I am planning to setup a query within splunk where I need to collect 3 million records from the database and correlate the data with the CSV Lookup which I have in splunk. I am not looking for indexing the database data in splunk but only use it for correlation. Which would be the better way of using?
| dbxquery ... | lookup csvFileName.csv ... | outputlookup xyz.csv
| lookup csvFileName.csv | dbxlookup connection= query= ..... | outputlookup xyz.csv
Will there be any performance issues on the database or on the splunk server for running this queries for getting million records?
Hi @arrangineni ,
Did you get it working, how did the testing go. Even I am planning to use the dbxlookup
for a huge correlation.
We could work together
Thanks
Nawaz
Hi,
you should read the first part of this page to make sure you're selecting the right design: http://docs.splunk.com/Documentation/DBX/3.1.3/DeployDBX/Createandmanagedatabaselookups
With such a large lookup, you're going to end up with an index anyway, either an automatic summary or a KV store... which effectively means "copy from one database into another database".

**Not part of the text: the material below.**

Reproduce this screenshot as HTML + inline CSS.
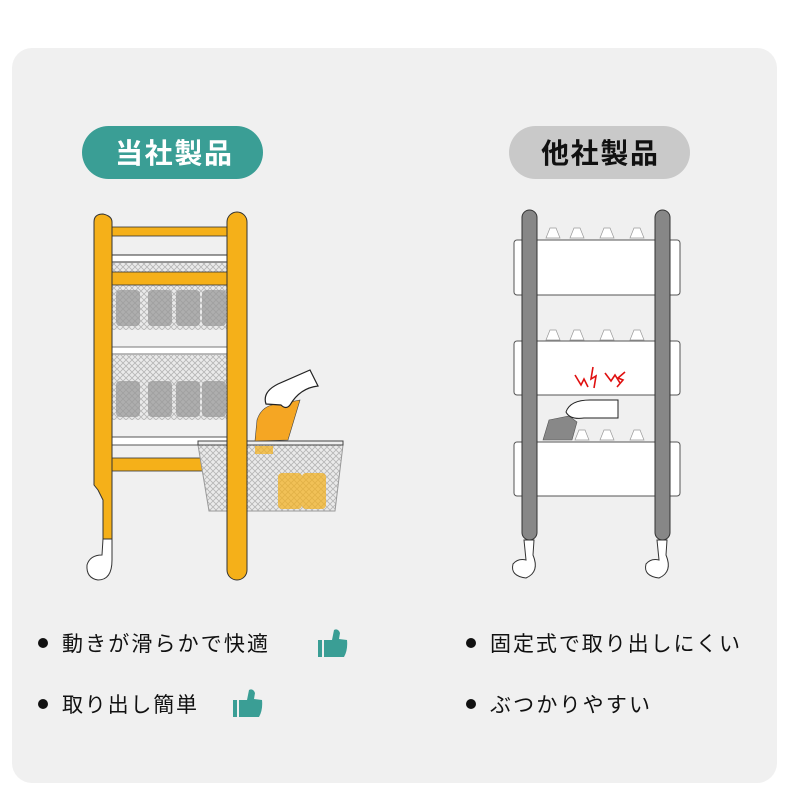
<!DOCTYPE html>
<html><head><meta charset="utf-8"><style>
body{margin:0;width:790px;height:786px;background:#fff;overflow:hidden;font-family:"Liberation Sans","Noto Sans CJK JP",sans-serif}
svg{position:absolute;left:0;top:0}
</style></head><body>
<svg width="790" height="786" viewBox="0 0 790 786">
<defs>
<pattern id="m" width="6" height="6" patternUnits="userSpaceOnUse"><rect width="6" height="6" fill="#eaeaea"/><path d="M0 0L6 6M6 0L0 6" stroke="#b5b5b5" stroke-width="0.8"/></pattern>
</defs>
<rect x="12" y="48" width="765" height="735" rx="20" fill="#f0f0f0"/>
<rect x="82" y="126" width="181" height="53" rx="26.5" fill="#3a9e95"/>
<text x="115" y="163" textLength="117" font-size="28" font-weight="bold" fill="#fff" font-family="Liberation Sans,Noto Sans CJK JP,sans-serif">当社製品</text>
<rect x="509" y="126" width="181" height="53" rx="26.5" fill="#c9c9c9"/>
<text x="541" y="163" textLength="117" font-size="28" font-weight="bold" fill="#111" font-family="Liberation Sans,Noto Sans CJK JP,sans-serif">他社製品</text>

<!-- left cart -->
<rect x="112" y="263" width="115" height="67" fill="url(#m)"/>
<rect x="112" y="355" width="115" height="65" fill="url(#m)"/>
<g fill="#9a9a9a" opacity="0.75">
<rect x="116" y="290" width="24" height="36" rx="4"/><rect x="148" y="290" width="24" height="36" rx="4"/><rect x="176" y="290" width="24" height="36" rx="4"/><rect x="202" y="290" width="24" height="36" rx="4"/>
<rect x="116" y="381" width="24" height="36" rx="4"/><rect x="148" y="381" width="24" height="36" rx="4"/><rect x="176" y="381" width="24" height="36" rx="4"/><rect x="202" y="381" width="24" height="36" rx="4"/>
</g>
<rect x="112" y="255" width="115" height="7" fill="#fff" stroke="#333" stroke-width="1"/>
<rect x="112" y="347" width="115" height="7" fill="#fff" stroke="#777" stroke-width="1"/>
<rect x="112" y="437" width="115" height="8" fill="#fff" stroke="#555" stroke-width="1"/>
<rect x="112" y="227" width="115" height="9" fill="#f5b019" stroke="#333" stroke-width="0.8"/>
<rect x="112" y="272" width="115" height="13" fill="#f5b019" stroke="#333" stroke-width="0.8"/>
<rect x="112" y="458" width="115" height="13" fill="#f5b019" stroke="#333" stroke-width="0.8"/>
<path d="M198 445L343 445L335 511L209 511Z" fill="url(#m)" stroke="#999"/>
<rect x="198" y="441" width="145" height="4" fill="#eee" stroke="#444" stroke-width="1"/>
<g fill="#f5b019" opacity="0.7"><rect x="278" y="473" width="24" height="36" rx="4"/><rect x="302" y="473" width="24" height="36" rx="4"/><rect x="255" y="446" width="18" height="8"/></g>
<path d="M94 222Q94 214 103 214Q112 216 112 222L112 540L103 540L103 500L98 490L94 485Z" fill="#f5b019" stroke="#333" stroke-width="1"/>
<path d="M103 539L112 539L112 560Q112 580 98 580Q86 578 87 565Q90 555 102 555Z" fill="#fff" stroke="#333" stroke-width="1"/>
<rect x="227" y="212" width="20" height="368" rx="10" fill="#f5b019" stroke="#333" stroke-width="1"/>
<path d="M257 420Q262 404 280 404L300 400L288 440L255 441Z" fill="#f5a623" stroke="#444" stroke-width="0.6"/>
<path d="M266 404Q262 392 278 384L310 370L318 386Q300 388 290 405Q286 410 281 405Z" fill="#fff" stroke="#222" stroke-width="1.2"/>

<!-- right cart -->
<g fill="#fff" stroke="#999" stroke-width="0.7">
<path d="M546 238l4-10h6l4 10z M570 238l4-10h6l4 10z M600 238l4-10h6l4 10z M630 238l4-10h6l4 10z"/>
<path d="M546 340l4-10h6l4 10z M570 340l4-10h6l4 10z M600 340l4-10h6l4 10z M630 340l4-10h6l4 10z"/>
<path d="M575 440l4-10h6l4 10z M600 440l4-10h6l4 10z M630 440l4-10h6l4 10z"/>
</g>
<g fill="#fff" stroke="#555" stroke-width="1">
<rect x="514" y="240" width="166" height="55" rx="3"/>
<rect x="514" y="341" width="166" height="54" rx="3"/>
<rect x="514" y="442" width="166" height="54" rx="3"/>
</g>
<path d="M543 440l6-20 20-4 8 6-5 18z" fill="#888" stroke="#555" stroke-width="0.6"/>
<path d="M566 412Q570 400 590 400L618 400L618 418L584 418Q570 420 566 412Z" fill="#fff" stroke="#222" stroke-width="1"/>
<path d="M575 375l6 10 3-6 4 8 M593 367l-2 12 5-3 -2 12 M605 373l6 8 4-6 5 8 M625 372l-7 6 5 2 -6 7" fill="none" stroke="#e01010" stroke-width="1.6"/>
<g fill="#fff" stroke="#333" stroke-width="1">
<path d="M524 540L534 540L533 555Q540 572 526 578Q510 576 513 564Q518 558 526 560Z"/>
<path d="M657 540L667 540L666 555Q673 572 659 578Q643 576 646 564Q651 558 659 560Z"/>
</g>
<rect x="522" y="210" width="15" height="330" rx="7.5" fill="#878787" stroke="#333" stroke-width="1"/>
<rect x="655" y="210" width="15" height="330" rx="7.5" fill="#878787" stroke="#333" stroke-width="1"/>

<!-- bullets -->
<g fill="#111"><circle cx="43" cy="643" r="5"/><circle cx="43" cy="704" r="5"/><circle cx="471" cy="643" r="5"/><circle cx="471" cy="704" r="5"/></g>
<g font-size="21" fill="#111" font-family="Liberation Sans,Noto Sans CJK JP,sans-serif">
<text x="62" y="651" textLength="206">動きが滑らかで快適</text>
<text x="62" y="712" textLength="135">取り出し簡単</text>
<text x="490" y="651" textLength="250">固定式で取り出しにくい</text>
<text x="490" y="712" textLength="160">ぶつかりやすい</text>
</g>
<g fill="#3a9e95">
<rect x="318" y="640" width="4" height="17"/><path d="M324 640L332 640L334 630Q338 628 340 633L339 639L347 640Q348 650 344 657L324 657Z"/>
<rect x="233" y="700" width="4" height="17"/><path d="M239 700L247 700L249 690Q253 688 255 693L254 699L262 700Q263 710 259 717L239 717Z"/>
</g>
</svg>
</body></html>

Thanks for your reply. May I now if there will be any maximum number of rows limit from the database while I use the second scenario using Splunk DB connect Lookups. Wil that impact any system performance from Splunk or Database getting 3 Million records at a single run.
there's always a maximum somewhere... 3 million is large enough to produce bundle replication challenges for instance. DBX doesn't have a built-in limit that I'm aware of, but you could certainly produce a query that's bigger than the database wants to return.